Abstract

Fannie Mae and Freddie Mac have been the focus of extensive Congressional, academic, and journalistic scrutiny in recent years. Much of this attention has been due to a claim that their shareholders and employees benefit inordinately from the companies' Congressional charter and that this charter permits unlimited portfolio growth. The impact of their status has been labeled an implicit in several controversial studies. The theoretical underpinning of the implicit observation is an application of the standard microeconomic model of subsidies for producers of tangible goods. The standard goods model concludes that the subsidized producer will capture all or most of the subsidy and will expand without limit until it becomes a monopolist. The goods model cannot be applied to financial assets. Because financial markets are efficient, Fannie Mae is unable to benefit through its retained portfolio from any lowering of debt yields because mortgage backed security (MBS) yields will be lowered by at least the same amount. Selling agency debt to buy agency MBS is accomplished at prices set in a broad and competitive market. The spread between these two securities reflects the prepayment risk in mortgages and liquidity differences between MBS and debt.
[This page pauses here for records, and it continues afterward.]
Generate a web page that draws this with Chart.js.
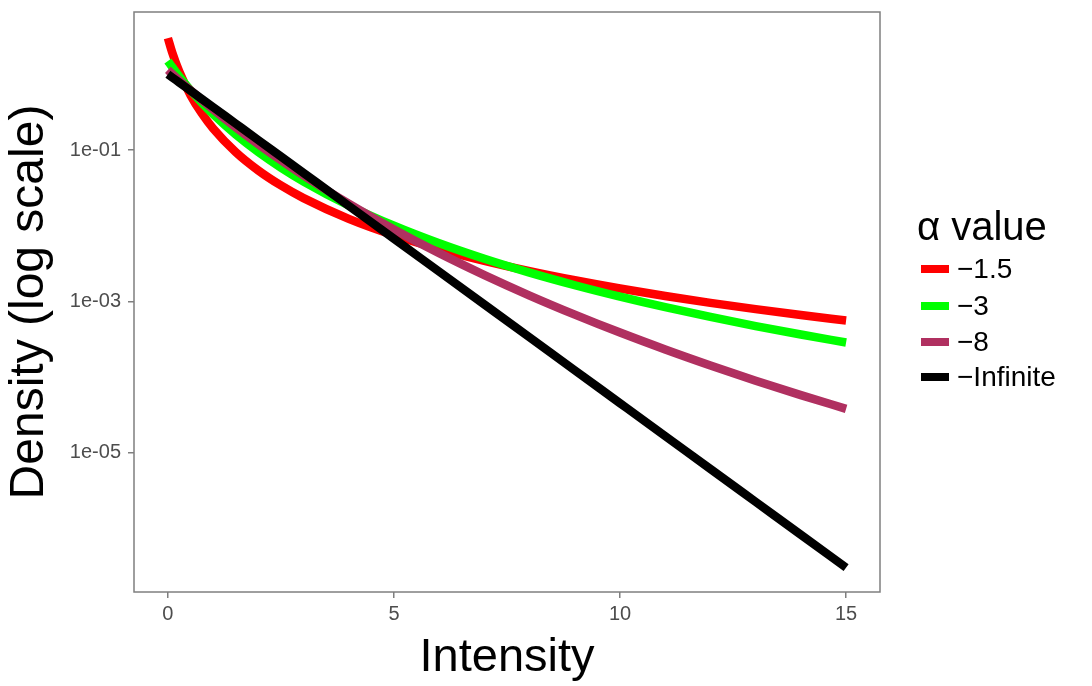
<!DOCTYPE html>
<html>
<head>
<meta charset="utf-8">
<script src="https://cdn.jsdelivr.net/npm/chart.js@4"></script>
<style>
  html, body { margin: 0; padding: 0; background: #fff; }
  #wrap { width: 1092px; height: 686px; }
</style>
</head>
<body>
<div id="wrap"><canvas id="myChart" width="1092" height="686"></canvas></div>
<script>
// intensity values (x)
const xValues = [0, 0.1, 0.25, 0.5, 0.75, 1, 1.5, 2, 2.5, 3, 4, 5, 6, 7, 8, 9, 10, 11, 12, 13, 14, 15];

// density per alpha value
const alpha15 = [3, 1.902, 1.089, 0.5303, 0.3036, 0.1925, 0.09375, 0.05367, 0.03402, 0.02314, 0.012346, 0.007476, 0.004923, 0.003443, 0.002518, 0.001907, 0.001484, 0.001183, 0.00096, 0.000792, 0.000662, 0.000561];
const alpha3 = [1.5, 1.234, 0.9364, 0.6144, 0.4196, 0.2963, 0.1599, 0.09375, 0.05853, 0.0384, 0.018519, 0.009996, 0.005859, 0.003658, 0.0024, 0.001639, 0.001157, 0.00084, 0.000625, 0.000474, 0.000366, 0.000287];
const alpha8 = [1.1429, 1.0059, 0.8333, 0.6142, 0.4573, 0.3436, 0.1991, 0.119, 0.07316, 0.04611, 0.01956, 0.008941, 0.004347, 0.002232, 0.001199, 0.000671, 0.0003885, 0.0002323, 0.0001428, 0.0000899, 0.0000581, 0.0000382];
const alphaInf = [1, 0.9048, 0.7788, 0.6065, 0.4724, 0.3679, 0.2231, 0.1353, 0.08208, 0.04979, 0.01832, 0.006738, 0.002479, 0.000912, 0.0003355, 0.0001234, 0.0000454, 0.0000167, 0.00000614, 0.00000226, 0.000000832, 0.000000306];

const seriesNames = ["\u22121.5", "\u22123", "\u22128", "\u2212Infinite"];
const seriesColors = ["#FF0000", "#00FF00", "#B03060", "#000000"];

const xTicks = [0, 5, 10, 15];
const yTicks = [1e-5, 1e-3, 1e-1];
const yTickLabels = ["1e-05", "1e-03", "1e-01"];

const FONT = "'Liberation Sans', Arial, Helvetica, sans-serif";

function toPoints(vals) {
  return xValues.map((x, i) => ({ x: x, y: vals[i] }));
}

const allSeries = [alpha15, alpha3, alpha8, alphaInf];

// later series on top, like the original
const datasets = allSeries.map((vals, i) => ({
  label: seriesNames[i],
  data: toPoints(vals),
  borderColor: seriesColors[i],
  backgroundColor: seriesColors[i],
  borderWidth: 8.5,
  pointRadius: 0,
  fill: false,
  order: allSeries.length - 1 - i,
  cubicInterpolationMode: "monotone",
}));

//panel border
const boxPlugin = {
  id: "panelBox",
  afterDraw(chart) {
    const { ctx, chartArea } = chart;
    ctx.save();
    ctx.strokeStyle = "#7f7f7f";
    ctx.lineWidth = 1.5;
    ctx.strokeRect(chartArea.left, chartArea.top, chartArea.right - chartArea.left, chartArea.bottom - chartArea.top);
    ctx.restore();
  },
};

//legend on the right
const legendPlugin = {
  id: "sideLegend",
  afterDraw(chart) {
    const ctx = chart.ctx;
    ctx.save();
    ctx.fillStyle = "#000";
    ctx.textBaseline = "middle";
    ctx.textAlign = "left";
    ctx.font = "40px " + FONT;
    ctx.fillText("\u03B1 value", 917, 229);
    ctx.font = "28px " + FONT;
    const rows = [269, 306, 342, 377];
    chart.data.datasets.forEach((ds, i) => {
      ctx.fillStyle = ds.borderColor;
      ctx.fillRect(921, rows[i] - 4, 28, 8);
      ctx.fillStyle = "#000";
      ctx.fillText(ds.label, 957, rows[i] + 1);
    });
    ctx.restore();
  },
};

const config = {
  type: "line",
  data: { datasets: datasets },
  options: {
    responsive: false,
    animation: false,
    layout: { padding: { left: 0, top: 12, right: 212, bottom: 0 } },
    plugins: {
      legend: { display: false },
      tooltip: { enabled: false },
    },
    scales: {
      x: {
        type: "linear",
        min: -0.75,
        max: 15.75,
        afterBuildTicks: (scale) => {
          scale.ticks = xTicks.map((v) => ({ value: v }));
        },
        afterFit: (scale) => {
          scale.height = 94;
          scale.paddingLeft = 0;
          scale.paddingRight = 0;
        },
        grid: { display: true, drawOnChartArea: false, drawTicks: true, tickLength: 6, color: "#7f7f7f", lineWidth: 1.5 },
        border: { display: false },
        ticks: {
          color: "#4d4d4d",
          font: { family: FONT, size: 20 },
          padding: 4,
          maxRotation: 0,
        },
        title: {
          display: true,
          text: "Intensity",
          color: "#000",
          font: { family: FONT, size: 47 },
          padding: { top: 0, bottom: 0 },
        },
      },
      y: {
        type: "logarithmic",
        min: 1.46e-7,
        max: 6.64,
        afterBuildTicks: (scale) => {
          scale.ticks = yTicks.map((v) => ({ value: v }));
        },
        afterFit: (scale) => {
          scale.width = 134;
          scale.paddingTop = 0;
          scale.paddingBottom = 0;
        },
        grid: { display: true, drawOnChartArea: false, drawTicks: true, tickLength: 6, color: "#7f7f7f", lineWidth: 1.5 },
        border: { display: false },
        ticks: {
          color: "#4d4d4d",
          font: { family: FONT, size: 20 },
          padding: 7,
          callback: function (value) {
            const idx = yTicks.indexOf(value);
            return idx >= 0 ? yTickLabels[idx] : "";
          },
        },
        title: {
          display: true,
          text: "Density (log scale)",
          color: "#000",
          font: { family: FONT, size: 48 },
          padding: { top: 1, bottom: 0 },
        },
      },
    },
  },
  plugins: [boxPlugin, legendPlugin],
};

const myChart = new Chart(document.getElementById("myChart"), config);
</script>
</body>
</html>
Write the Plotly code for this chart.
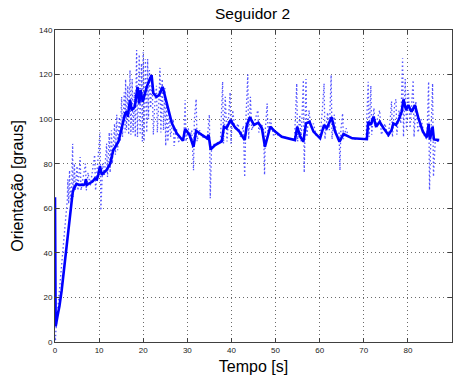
import plotly.graph_objects as go

# Solid (filtered) orientation
t_solid = [0, 0.15, 0.6, 1.0, 1.5, 2.3, 3.0, 3.55, 4.0, 4.3,
           4.9, 5.5, 6.5, 6.8, 7.0, 7.2, 7.7, 8.5, 9.07, 9.5,
           9.8, 10.2, 10.6, 11.2, 11.7, 12.5, 13.2, 14.4, 15.1, 15.9,
           16.3, 16.5, 17.0, 17.4, 18.1, 18.7, 19.1, 19.4, 19.9, 20.8,
           21.9, 22.3, 23.0, 23.6, 24.4, 25.3, 26.5, 27.6, 28.7, 29.0,
           29.5, 30.5, 31.4, 32.0, 33.3, 34.5, 34.8, 35.3, 36.3, 37.8,
           38.3, 38.9, 39.8, 40.7, 41.8, 42.7, 43.0, 43.5, 44.2, 45.1,
           46.1, 46.9, 47.6, 48.8, 49.9, 51.4, 54.0, 54.4, 54.9, 55.6,
           56.3, 56.9, 57.7, 58.6, 60.1, 61.0, 61.6, 62.7, 63.5, 64.5,
           65.4, 66.5, 67.4, 70.7, 71.0, 71.6, 72.2, 72.8, 73.6, 74.5,
           75.6, 76.3, 76.7, 77.3, 77.9, 78.6, 79.0, 79.6, 80.1, 80.8,
           81.6, 82.4, 83.4, 84.3, 84.7, 85.0, 85.6, 85.9, 87.1]
v_solid = [65, 7, 12, 16, 23, 38, 50, 59, 67, 69,
           71, 70.5, 70.5, 71, 73, 70.5, 71, 72, 73.4, 73,
           75, 79, 75, 76, 77.2, 80, 86, 90, 96.6, 102.6,
           103.5, 101, 108.6, 104, 105.6, 114.5, 107, 113, 107.8, 114.5,
           119.8, 111.6, 110, 110.8, 114.5, 107, 98.1, 93.6, 90.6, 90.3,
           95.6, 92.9, 87.6, 94.8, 92.9, 91.4, 93, 86.4, 88.4, 90,
           96.6, 96, 99.6, 96.6, 94.4, 91.4, 90.6, 97.4, 100.8, 97.4,
           98.4, 95.9, 87.6, 96.6, 94.4, 92.1, 90.6, 90.6, 96.6, 92.1,
           89.9, 98.1, 98.8, 94.4, 91.4, 97.4, 95.9, 100.8, 94.4, 89.9,
           93.3, 92.1, 91.4, 91, 98.8, 97.4, 101.1, 96.6, 98.8, 95.9,
           92.9, 95.1, 98.1, 97.4, 99.6, 103.3, 108.9, 104.1, 106.3, 103.3,
           106.3, 100.3, 94.4, 91.8, 97.8, 90.9, 96.6, 90.9, 90.6]

# Dotted (raw) orientation
t_raw = [0, 0.1, 0.2, 0.5, 0.8, 1.1, 1.5, 2.0, 2.5, 2.8,
         2.9, 3.1, 3.3, 3.5, 3.8, 4.0, 4.1, 4.4, 4.6, 5.0,
         5.2, 5.7, 5.9, 6.5, 6.9, 7.1, 7.5, 8.0, 8.5, 9.0,
         9.2, 9.6, 10.2, 10.4, 10.8, 11.2, 11.7, 11.9, 12.3, 12.5,
         12.8, 13.0, 13.5, 13.7, 14.0, 14.2, 14.6, 14.8, 15.1, 15.3,
         15.7, 15.9, 16.0, 16.2, 16.5, 16.7, 17.0, 17.2, 17.5, 17.7,
         18.0, 18.2, 18.5, 18.7, 19.1, 19.3, 19.6, 19.8, 20.0, 20.2,
         20.5, 20.8, 21.0, 21.2, 21.4, 21.7, 22.0, 22.3, 22.6, 23.0,
         23.2, 23.6, 23.8, 24.0, 24.3, 24.6, 24.9, 25.1, 25.3, 25.6,
         25.9, 26.2, 26.8, 27.0, 27.5, 28.0, 28.7, 29.2, 29.5, 29.7,
         30.2, 30.6, 31.0, 31.4, 31.6, 32.0, 32.2, 32.8, 33.5, 34.5,
         35.0, 35.2, 35.5, 36.3, 37.5, 38.0, 38.2, 38.6, 39.0, 39.7,
         39.9, 40.3, 40.8, 41.5, 42.0, 42.7, 43.0, 43.3, 43.7, 43.9,
         44.3, 44.6, 45.2, 46.0, 46.2, 46.8, 47.3, 47.5, 47.7, 48.1,
         48.3, 48.8, 49.5, 50.5, 52.0, 53.5, 54.3, 54.8, 55.0, 55.5,
         55.8, 56.3, 56.5, 56.9, 57.1, 57.6, 58.0, 58.6, 59.3, 60.1,
         60.6, 61.0, 61.2, 61.8, 62.2, 62.6, 62.8, 63.3, 63.8, 64.4,
         64.6, 64.8, 65.2, 65.4, 66.0, 66.5, 68.0, 70.5, 71.0, 71.2,
         71.6, 71.8, 72.3, 72.6, 73.2, 73.6, 74.0, 74.8, 75.5, 76.0,
         76.3, 76.5, 77.0, 77.3, 77.5, 78.0, 78.4, 78.8, 79.0, 79.4,
         79.7, 80.1, 80.5, 81.2, 81.4, 81.8, 82.3, 83.0, 83.8, 84.3,
         84.7, 84.9, 85.2, 85.6, 85.8, 86.2, 87.0]
v_raw = [2, 0.5, 5, 12, 20, 28, 37, 48, 58, 64,
         73, 62, 77, 64, 70, 89, 65, 80, 68, 79,
         68, 83, 68, 75, 80, 68, 76, 70, 77, 84,
         68, 80, 94, 59, 80, 75, 89, 74, 94, 76,
         95, 80, 98, 84, 102, 86, 101, 90, 110, 92,
         112, 94, 118, 95, 115, 93, 122, 93, 118, 94,
         112, 92, 131, 92, 129, 93, 125, 90, 130, 90,
         127, 94, 127, 100, 122, 105, 118, 93, 106, 115,
         94, 110, 123, 94, 118, 95, 114, 88, 107, 90,
         103, 92, 100, 88, 96, 90, 91, 90, 108.6, 90,
         96, 92, 95, 77, 100, 109, 90, 95, 92, 91,
         102, 64.5, 88, 89, 90, 116.8, 89, 110, 90, 112,
         89, 104, 95, 98, 92, 97, 74, 101, 120, 91,
         110, 95, 99, 104, 94, 98, 95, 75, 96, 107,
         93, 100, 93, 93, 92, 91, 91, 116, 90, 102,
         90, 117.5, 76, 118, 92, 104, 96, 98, 92, 92,
         104, 116, 91, 103, 95, 119.8, 91, 102, 93, 94,
         77, 95, 102.6, 91, 96, 92, 91, 91, 116.8, 92,
         115, 93, 105, 96, 101, 104, 93, 98, 92, 100,
         108, 92, 107, 109, 93, 104, 98, 127.3, 92, 118,
         95, 113, 96, 117.5, 92, 108, 94, 100, 92, 91,
         116.8, 68.2, 92, 116, 74.2, 90, 90]

assert len(t_solid) == len(v_solid)
assert len(t_raw) == len(v_raw)

x_ticks = [0, 10, 20, 30, 40, 50, 60, 70, 80, 90]
y_ticks = [0, 20, 40, 60, 80, 100, 120, 140]

FONT = "Liberation Sans, Arial, sans-serif"

fig = go.Figure()
fig.add_trace(go.Scatter(x=t_raw, y=v_raw, mode="lines",
                         line=dict(color="#2a2aff", width=1.3, dash="1.5px,2.5px"),
                         opacity=0.8, showlegend=False))
fig.add_trace(go.Scatter(x=t_solid, y=v_solid, mode="lines",
                         line=dict(color="#0000FF", width=2.6),
                         showlegend=False))

axis_common = dict(showline=True, linecolor="#404040", linewidth=1, mirror="ticks",
                   ticks="inside", ticklen=4, tickcolor="#404040",
                   showgrid=True, gridcolor="#6a6a6a", gridwidth=1, griddash="1px,3px",
                   zeroline=False,
                   tickfont=dict(family=FONT, size=8, color="#222222"))

fig.update_xaxes(range=[0, 90], tickvals=x_ticks,
                 title=dict(text="Tempo [s]", standoff=7,
                            font=dict(family=FONT, size=16, color="#000000")),
                 **axis_common)
fig.update_yaxes(range=[0, 140], tickvals=y_ticks,
                 title=dict(text="Orientação [graus]", standoff=11,
                            font=dict(family=FONT, size=16, color="#000000")),
                 **axis_common)

fig.update_layout(
    width=455, height=380,
    margin=dict(l=55, r=3, t=30, b=38),
    paper_bgcolor="white", plot_bgcolor="white",
    title=dict(text="Seguidor 2", x=0.555, xanchor="center", y=0.965, yanchor="middle",
               font=dict(family=FONT, size=15.5, color="#000000")),
)

fig.write_html("out.html")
For Fannie Mae's portfolio to earn above-normal returns, the spread between MBS and debt would have to be in some way too large. Because many investors are able to trade in these securities to capture any deviations from a market rate of return given the inherent risk, all abnormal returns are traded away. In fact, the sale of agency debt to finance MBS redistributes risks to those investors best able to manage them and thus lowers risk premiums, causing MBS yields to fall at least as much as debt yields. We note that the agency debt and mortgage-backed securities markets are predicated on the Congressional charter. That charter provides access to the market, opens up classes of investors to agency securities, provides stability to investors and lowers the yields of both agency debt and of MBS, thus fostering the 30-year mortgage.